--- START ---

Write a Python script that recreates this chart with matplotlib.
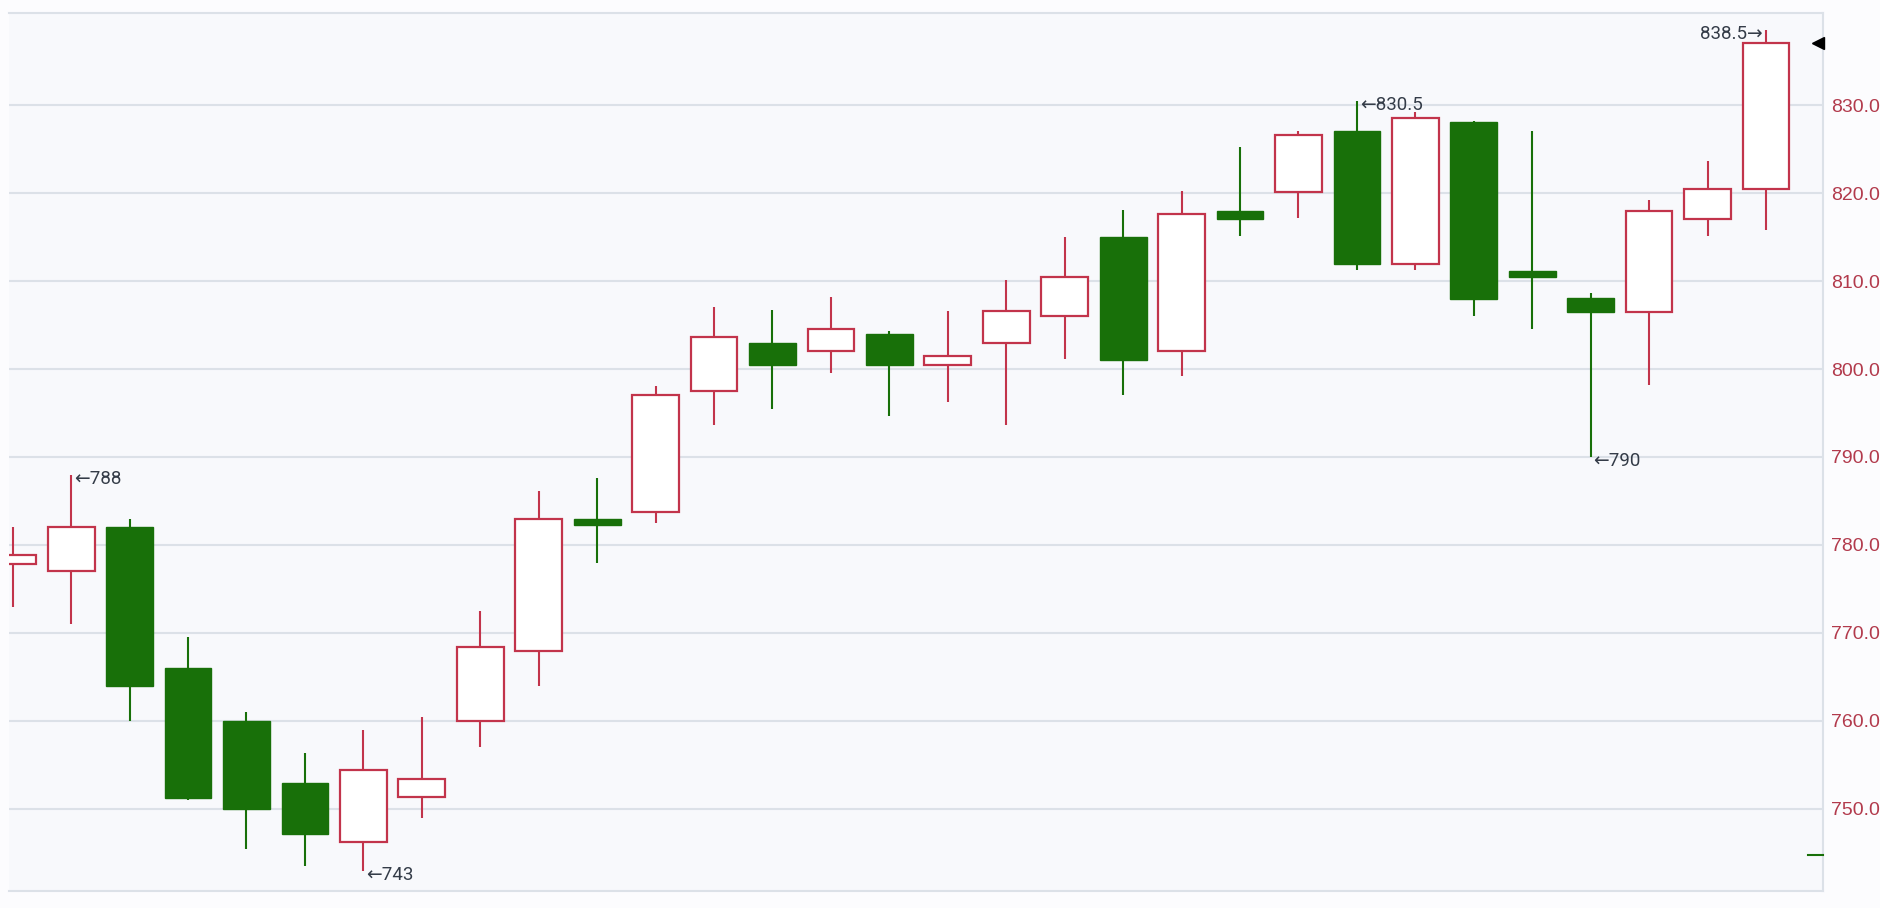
import matplotlib.pyplot as plt
import matplotlib.transforms as mtransforms
import numpy as np

# OHLC per candle (left to right)
opens = [777.8, 777.0, 782.0, 766.0, 760.0, 753.0, 746.2, 751.4, 760.0, 768.0,
         783.0, 783.8, 797.5, 803.0, 802.1, 804.0, 800.5, 802.9, 806.0, 815.0,
         802.0, 818.0, 820.1, 827.0, 811.9, 828.1, 811.1, 808.1, 806.5, 817.1, 820.5]
highs = [782.0, 788.0, 783.0, 769.5, 761.0, 756.4, 759.0, 760.5, 772.5, 786.1,
         787.6, 798.1, 807.1, 806.7, 808.2, 804.3, 806.6, 810.1, 815.0, 818.1,
         820.2, 825.2, 827.1, 830.5, 829.2, 828.2, 827.1, 808.6, 819.2, 823.6, 838.5]
lows = [773.0, 771.0, 760.0, 751.0, 745.5, 743.5, 743.0, 749.0, 757.0, 764.0,
        778.0, 782.5, 793.6, 795.5, 799.6, 794.7, 796.2, 793.6, 801.1, 797.0,
        799.2, 815.1, 817.2, 811.2, 811.3, 806.0, 804.5, 790.0, 798.2, 815.1, 815.8]
closes = [778.9, 782.0, 764.0, 751.3, 750.0, 747.2, 754.4, 753.4, 768.4, 783.0,
          782.3, 797.0, 803.6, 800.5, 804.5, 800.5, 801.5, 806.6, 810.5, 801.0,
          817.6, 817.0, 826.6, 811.9, 828.5, 808.0, 810.4, 806.5, 818.0, 820.5, 837.1]

y_ticks = [750, 760, 770, 780, 790, 800, 810, 820, 830]
last_price = 837.1
side_mark = 744.8

up_color = '#c2344b'
down_color = '#187009'
grid_color = '#dce1e8'
label_color = '#b23a4c'
text_color = '#343c48'

fig = plt.figure(figsize=(18.8, 9.08), dpi=100, facecolor='#fcfcfe')
ax = fig.add_axes([9 / 1880, 1 - 891 / 908, (1822.7 - 9) / 1880, (891 - 12.7) / 908])
ax.set_facecolor('#f8f9fc')

o = np.array(opens)
c = np.array(closes)
x = np.arange(len(o))
up = c >= o

# wicks
ax.vlines(x[up], np.array(lows)[up], np.array(highs)[up], color=up_color, lw=1.5, zorder=2)
ax.vlines(x[~up], np.array(lows)[~up], np.array(highs)[~up], color=down_color, lw=1.5, zorder=2)

# bodies
ax.bar(x[up], (c - o)[up], bottom=o[up], width=0.8, facecolor='white',
       edgecolor=up_color, linewidth=1.6, zorder=3)
ax.bar(x[~up], (o - c)[~up], bottom=c[~up], width=0.8, facecolor=down_color,
       edgecolor=down_color, linewidth=1.0, zorder=3)

# high / low markers
font = dict(fontsize=13.5, color=text_color, family=['Roboto', 'DejaVu Sans'])
ax.annotate('\u2190788', xy=(1, highs[1]), xytext=(2, -3), textcoords='offset points',
            ha='left', va='center', **font)
ax.annotate('\u2190743', xy=(6, lows[6]), xytext=(2, -3), textcoords='offset points',
            ha='left', va='center', **font)
ax.annotate('\u2190830.5', xy=(23, highs[23]), xytext=(2, -3), textcoords='offset points',
            ha='left', va='center', **font)
ax.annotate('\u2190790', xy=(27, lows[27]), xytext=(2, -3), textcoords='offset points',
            ha='left', va='center', **font)
ax.annotate('838.5\u2192', xy=(30, highs[30]), xytext=(-2, -3), textcoords='offset points',
            ha='right', va='center', **font)

# last price pointer and small marker on the right edge
trans = mtransforms.blended_transform_factory(ax.transAxes, ax.transData)
ax.plot([0.9972], [last_price], marker='<', ms=8, color='black', transform=trans,
        clip_on=False, zorder=5)
ax.plot([0.9917, 1.0], [side_mark, side_mark], color=down_color, lw=1.5,
        transform=trans, clip_on=False, zorder=5)

ax.set_xlim(-0.063, 30.97)
ax.set_ylim(740.68, 840.49)

ax.yaxis.tick_right()
ax.set_yticks(y_ticks)
ax.set_yticklabels(['%.1f' % v for v in y_ticks])
ax.tick_params(axis='y', length=0, pad=6, labelsize=14, labelcolor=label_color)
for lab in ax.get_yticklabels():
    lab.set_family(['Liberation Sans', 'DejaVu Sans'])
ax.set_xticks([])
ax.grid(True, axis='y', color=grid_color, lw=1.5)
ax.set_axisbelow(True)

ax.spines['left'].set_visible(False)
for s in ['top', 'bottom', 'right']:
    ax.spines[s].set_color(grid_color)
    ax.spines[s].set_linewidth(1.5)

plt.savefig('out.png', dpi=100, facecolor=fig.get_facecolor())
plt.close()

--- END ---

Challenge:
Go through the listing above and locate each line that holds the word "matplotlib". Copy those lines.

Written solution:
Write a Python script that recreates this chart with matplotlib.
import matplotlib.pyplot as plt
import matplotlib.transforms as mtransforms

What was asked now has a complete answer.